Выделим здесь работу Б. Б. Глинского, которая посвящена истории университетских Уставов. Интересна общая посылка автора, в целом не характерная для либеральной историографии: он сразу же называет немецкие университеты «прототипами» для российских, а затем ставит вопрос, «как трансформировался образ германского университета на русской почве, в какой тип вылился он и каковы были главнейшие моменты его перерождения»[14]. Надо сказать, что Глинский одним из первых в отечественной историографии представил (с опорой на немецких авторов) совершенно верное определение «классического» университета в Германии как такого, который дает «чисто научное» образование, где «первое место занимает не подготовка к практической деятельности, но научное исследование и занятие наукой», и который основывается на «безграничной» свободе обучения и преподавания. «Главная цель научного преподавания заключена в том, чтобы учащийся приучался научно думать, т. е. понимать, проверять научные исследования и самостоятельно вести их и затем также разрешать практические задачи на основании научных данных»[15].

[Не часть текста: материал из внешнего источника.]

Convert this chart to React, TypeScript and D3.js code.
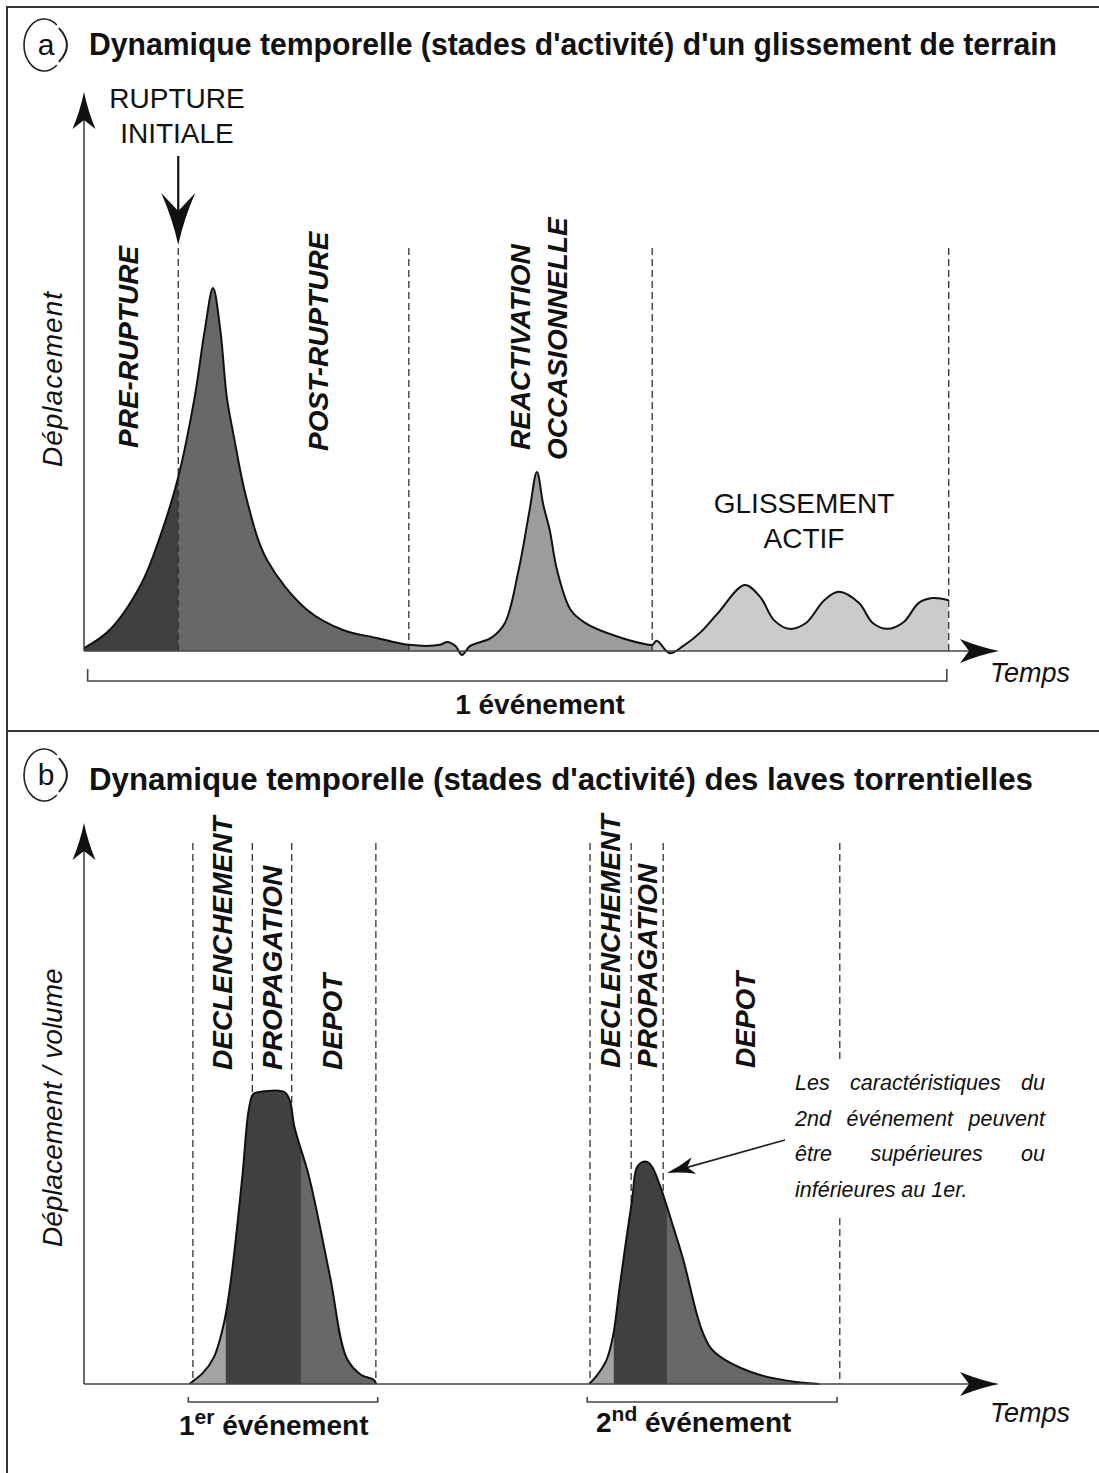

Однако заблуждением Глинского являлась абсолютизация, перенесение этого типа немецких университетов из конкретных рамок XIX в. на всю их историю. Поэтому в дальнейшем в статье он исследовал не влияние на Россию немецких университетов в конкретные исторические моменты (с конкретными, но разными между собой идейными программами), а общее отражение указанного типа в российских университетских Уставах. Это облегчило быстрый переход Глинского в последующем тексте к стереотипам либеральной историографии. Уже «Проект об учреждении Московского университета» 1755 г. был, по его мнению, «исключительно копией германских университетов» (каких?), дарующей «широкую автономию» (так ли?), а Устав 1804 г. был еще «прогрессивнее», поскольку автономия в нем «была незыблема». В николаевское же время «лишенный в значительной мере своей прежней автономии и несколько заслоненный властью попечителя, уваровский русский университет значительно отошел от своего германского первообраза», хотя «в достаточной степени удовлетворил запросы отечественной жизни»[16]. Тем самым, за меру соответствия тому «германскому первообразу», который Глинский описал в первой части статьи, было положено присутствие в Уставах широких корпоративных прав, что являлось серьезной ошибкой. Глинский не разобрался в том, что восходящая к средневековью «корпоративная автономия» как система прав и привилегий, внешних по отношению к науке, вовсе не тождественна утвердившейся в «классическом» немецком университете «автономии науки», гарантирующей поступательное развитие там научных исследований, и что последняя существовала в немецких университетах XIX в. при весьма ограниченных правах внутреннего самоуправления, т. е. фактически без всякой «корпоративной автономии».
В итоге то, что Глинский хотел показать как «искажение германского первообраза в России», свелось в его статье к простым оценкам последовательности университетских Уставов как более или менее либеральных. А в вышедшей почти одновременно с работой Глинского статье В. Е. Якушкина эта либеральная концепция развития университетского образования в России получила свое наиболее законченное и четкое оформление, именно в таком виде повлияв на становление советской историографии по истории университетов и сохраняя свое влияние до наших дней.
В основе концепции Якушкина лежат два простых тезиса. Во-первых, история русских университетов есть часть русской истории, их развитие вытекает из общего хода развития общественной жизни и, наоборот, сами русские университеты оказывают активное влияние на общественную жизнь в России. Во-вторых, поскольку в общественной жизни чередуются периоды свободы и несвободы, то и история российских университетов должна рассматриваться «исходя из последовательных смен прогресса и реакции».[17] Проще всего эти смены увязать с принятием тех или иных университетских Уставов, откуда и появляется четкая волнообразная схема, поделившая все эти Уставы в XIX в. на «хорошие» (1804, 1863) и «плохие» (1835, 1884). Правда, Якушкин указывает на возможность чередования периодов и между Уставами: так, в царствование Александра I его первые годы «прогрессивной» университетской политики сменяются после 1817 г. «реакционной» политикой, и точно так же в первые годы царствования Николая I, по мнению автора, университеты имели «в некотором смысле прогрессивное развитие», сменившееся потом на противоположное. Основным же критерием «прогрессивности» или «реакционности» того или иного периода служит, согласно автору, мера «академического самоуправления», которая предоставлена университетам.